### Challenge
Transcribe the lines below verbatim, skipping the images.

### Stored data

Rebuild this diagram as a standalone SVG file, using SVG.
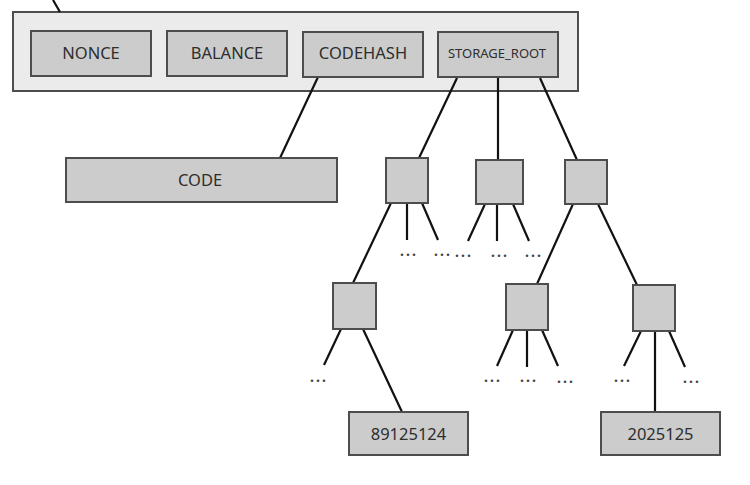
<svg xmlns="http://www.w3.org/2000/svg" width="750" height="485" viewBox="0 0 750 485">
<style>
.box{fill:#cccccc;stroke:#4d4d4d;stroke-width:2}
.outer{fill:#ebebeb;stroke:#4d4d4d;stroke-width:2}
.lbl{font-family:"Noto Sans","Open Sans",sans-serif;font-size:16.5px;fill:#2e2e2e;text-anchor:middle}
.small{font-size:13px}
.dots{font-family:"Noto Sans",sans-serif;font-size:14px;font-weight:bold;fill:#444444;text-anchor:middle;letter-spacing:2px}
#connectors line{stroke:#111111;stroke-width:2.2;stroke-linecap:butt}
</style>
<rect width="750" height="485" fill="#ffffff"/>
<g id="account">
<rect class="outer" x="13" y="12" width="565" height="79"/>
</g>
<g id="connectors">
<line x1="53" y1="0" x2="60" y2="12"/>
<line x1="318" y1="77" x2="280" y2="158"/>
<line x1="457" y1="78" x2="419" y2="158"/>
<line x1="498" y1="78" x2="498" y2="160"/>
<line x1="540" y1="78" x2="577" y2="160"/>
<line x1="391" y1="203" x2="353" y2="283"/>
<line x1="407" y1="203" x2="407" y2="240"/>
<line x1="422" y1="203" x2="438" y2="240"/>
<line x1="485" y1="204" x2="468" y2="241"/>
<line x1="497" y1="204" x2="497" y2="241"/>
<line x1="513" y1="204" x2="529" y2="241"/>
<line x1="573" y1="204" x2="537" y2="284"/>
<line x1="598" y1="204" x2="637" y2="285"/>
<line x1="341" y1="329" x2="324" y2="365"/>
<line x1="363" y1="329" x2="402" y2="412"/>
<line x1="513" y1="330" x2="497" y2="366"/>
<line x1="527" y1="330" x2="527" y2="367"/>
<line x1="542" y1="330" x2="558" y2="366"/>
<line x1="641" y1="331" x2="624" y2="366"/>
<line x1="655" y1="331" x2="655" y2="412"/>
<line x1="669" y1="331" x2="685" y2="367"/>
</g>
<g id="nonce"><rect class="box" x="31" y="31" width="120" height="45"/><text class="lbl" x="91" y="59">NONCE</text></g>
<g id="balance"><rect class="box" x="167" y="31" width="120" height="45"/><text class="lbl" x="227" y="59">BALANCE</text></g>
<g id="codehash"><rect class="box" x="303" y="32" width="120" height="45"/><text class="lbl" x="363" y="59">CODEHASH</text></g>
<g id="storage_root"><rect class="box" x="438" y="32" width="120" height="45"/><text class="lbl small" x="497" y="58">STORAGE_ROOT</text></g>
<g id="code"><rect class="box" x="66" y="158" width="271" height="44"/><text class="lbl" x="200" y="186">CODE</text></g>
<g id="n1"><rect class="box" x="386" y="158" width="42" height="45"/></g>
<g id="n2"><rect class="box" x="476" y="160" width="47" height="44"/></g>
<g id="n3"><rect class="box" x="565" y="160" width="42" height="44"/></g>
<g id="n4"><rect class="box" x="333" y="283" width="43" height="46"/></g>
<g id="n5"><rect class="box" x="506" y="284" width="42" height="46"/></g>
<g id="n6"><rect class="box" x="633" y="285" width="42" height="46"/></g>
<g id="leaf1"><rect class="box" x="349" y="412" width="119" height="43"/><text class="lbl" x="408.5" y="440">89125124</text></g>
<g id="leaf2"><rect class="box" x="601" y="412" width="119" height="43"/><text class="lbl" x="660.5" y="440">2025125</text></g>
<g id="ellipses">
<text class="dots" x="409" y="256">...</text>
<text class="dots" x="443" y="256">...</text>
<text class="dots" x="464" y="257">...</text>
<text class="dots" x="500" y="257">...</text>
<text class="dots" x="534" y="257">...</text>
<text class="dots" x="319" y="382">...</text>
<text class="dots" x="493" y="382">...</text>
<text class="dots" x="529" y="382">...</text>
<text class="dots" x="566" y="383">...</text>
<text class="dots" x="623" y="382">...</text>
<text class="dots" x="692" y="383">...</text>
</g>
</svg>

### In response
Rebuild this diagram as a standalone SVG file, using SVG.
<svg xmlns="http://www.w3.org/2000/svg" width="750" height="485" viewBox="0 0 750 485">
<style>
.box{fill:#cccccc;stroke:#4d4d4d;stroke-width:2}
.outer{fill:#ebebeb;stroke:#4d4d4d;stroke-width:2}
.lbl{font-family:"Noto Sans","Open Sans",sans-serif;font-size:16.5px;fill:#2e2e2e;text-anchor:middle}
.small{font-size:13px}
.dots{font-family:"Noto Sans",sans-serif;font-size:14px;font-weight:bold;fill:#444444;text-anchor:middle;letter-spacing:2px}
#connectors line{stroke:#111111;stroke-width:2.2;stroke-linecap:butt}
</style>
<rect width="750" height="485" fill="#ffffff"/>
<g id="account">
<rect class="outer" x="13" y="12" width="565" height="79"/>
</g>
<g id="connectors">
<line x1="53" y1="0" x2="60" y2="12"/>
<line x1="318" y1="77" x2="280" y2="158"/>
<line x1="457" y1="78" x2="419" y2="158"/>
<line x1="498" y1="78" x2="498" y2="160"/>
<line x1="540" y1="78" x2="577" y2="160"/>
<line x1="391" y1="203" x2="353" y2="283"/>
<line x1="407" y1="203" x2="407" y2="240"/>
<line x1="422" y1="203" x2="438" y2="240"/>
<line x1="485" y1="204" x2="468" y2="241"/>
<line x1="497" y1="204" x2="497" y2="241"/>
<line x1="513" y1="204" x2="529" y2="241"/>
<line x1="573" y1="204" x2="537" y2="284"/>
<line x1="598" y1="204" x2="637" y2="285"/>
<line x1="341" y1="329" x2="324" y2="365"/>
<line x1="363" y1="329" x2="402" y2="412"/>
<line x1="513" y1="330" x2="497" y2="366"/>
<line x1="527" y1="330" x2="527" y2="367"/>
<line x1="542" y1="330" x2="558" y2="366"/>
<line x1="641" y1="331" x2="624" y2="366"/>
<line x1="655" y1="331" x2="655" y2="412"/>
<line x1="669" y1="331" x2="685" y2="367"/>
</g>
<g id="nonce"><rect class="box" x="31" y="31" width="120" height="45"/><text class="lbl" x="91" y="59">NONCE</text></g>
<g id="balance"><rect class="box" x="167" y="31" width="120" height="45"/><text class="lbl" x="227" y="59">BALANCE</text></g>
<g id="codehash"><rect class="box" x="303" y="32" width="120" height="45"/><text class="lbl" x="363" y="59">CODEHASH</text></g>
<g id="storage_root"><rect class="box" x="438" y="32" width="120" height="45"/><text class="lbl small" x="497" y="58">STORAGE_ROOT</text></g>
<g id="code"><rect class="box" x="66" y="158" width="271" height="44"/><text class="lbl" x="200" y="186">CODE</text></g>
<g id="n1"><rect class="box" x="386" y="158" width="42" height="45"/></g>
<g id="n2"><rect class="box" x="476" y="160" width="47" height="44"/></g>
<g id="n3"><rect class="box" x="565" y="160" width="42" height="44"/></g>
<g id="n4"><rect class="box" x="333" y="283" width="43" height="46"/></g>
<g id="n5"><rect class="box" x="506" y="284" width="42" height="46"/></g>
<g id="n6"><rect class="box" x="633" y="285" width="42" height="46"/></g>
<g id="leaf1"><rect class="box" x="349" y="412" width="119" height="43"/><text class="lbl" x="408.5" y="440">89125124</text></g>
<g id="leaf2"><rect class="box" x="601" y="412" width="119" height="43"/><text class="lbl" x="660.5" y="440">2025125</text></g>
<g id="ellipses">
<text class="dots" x="409" y="256">...</text>
<text class="dots" x="443" y="256">...</text>
<text class="dots" x="464" y="257">...</text>
<text class="dots" x="500" y="257">...</text>
<text class="dots" x="534" y="257">...</text>
<text class="dots" x="319" y="382">...</text>
<text class="dots" x="493" y="382">...</text>
<text class="dots" x="529" y="382">...</text>
<text class="dots" x="566" y="383">...</text>
<text class="dots" x="623" y="382">...</text>
<text class="dots" x="692" y="383">...</text>
</g>
</svg>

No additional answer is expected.